L’avenir, Yahya Abdul-Mateen II n’a aucune idée de quoi il sera fait. Il commence tout juste à découvrir ses capacités d’entertainer et ne voudrait surtout pas se fermer la moindre porte : « J’ai très envie que les gens comprennent qu’il y a un dénominateur commun dans ma filmographie, et en même temps, je ne veux pas être limité dans mes choix par la responsabilité de raconter à chaque fois des histoires sur l’oppression des Noirs. D’ailleurs, je ne crois pas que tous les acteurs noirs doivent porter sur leurs épaules la responsabilité d’évoquer ces sujets. Chacun fait ce qu’il peut. En ce moment, les scénaristes sont inspirés par l’histoire et le futur des États-Unis, et plus globalement l’expérience d’être noir dans ce pays. Tant mieux, j’ai eu la chance d’y contribuer et j’en suis extrêmement fier. Mais ça ne m’empêche pas d’être attiré par des tas d’histoires qui n’ont rien à voir avec l’oppression des Afro-Américains. Pas question de me vendre, mais dans mon contrat moral, je me donne aussi l’obligation de raconter des histoires qui rendent heureux et qui font rêver. »
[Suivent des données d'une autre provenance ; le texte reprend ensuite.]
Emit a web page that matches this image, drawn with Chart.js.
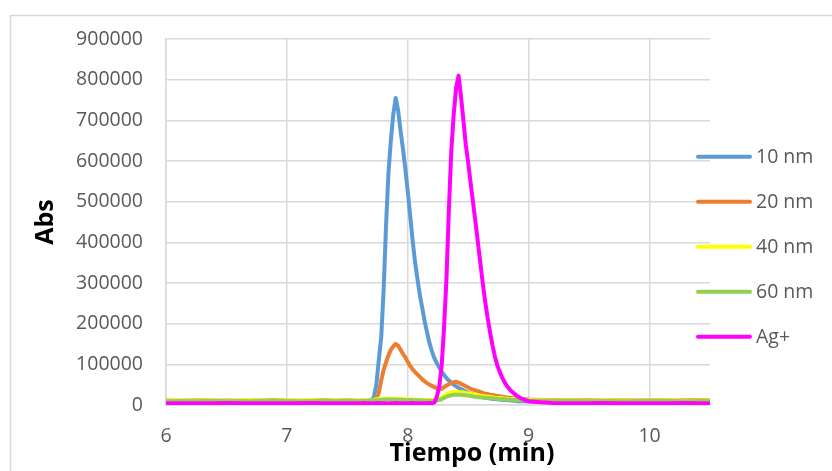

L’étape d’après Matrix 4 sera plus pragmatique. « Je veux me trouver un chouette loft et me poser ! J’attends ça depuis trois ou quatre ans, car je n’ai pas arrêté de voyager à travers le monde. J’ai besoin de temps pour me recentrer, recharger les batteries. Avant de repartir en mission », prévient-il le plus sérieusement du monde. « Je vais m’installer à New York », loin des turpitudes de Los Angeles. « J’aime l’énergie de cette ville et de la côte Est. » Retour à Manhattan, comme de juste.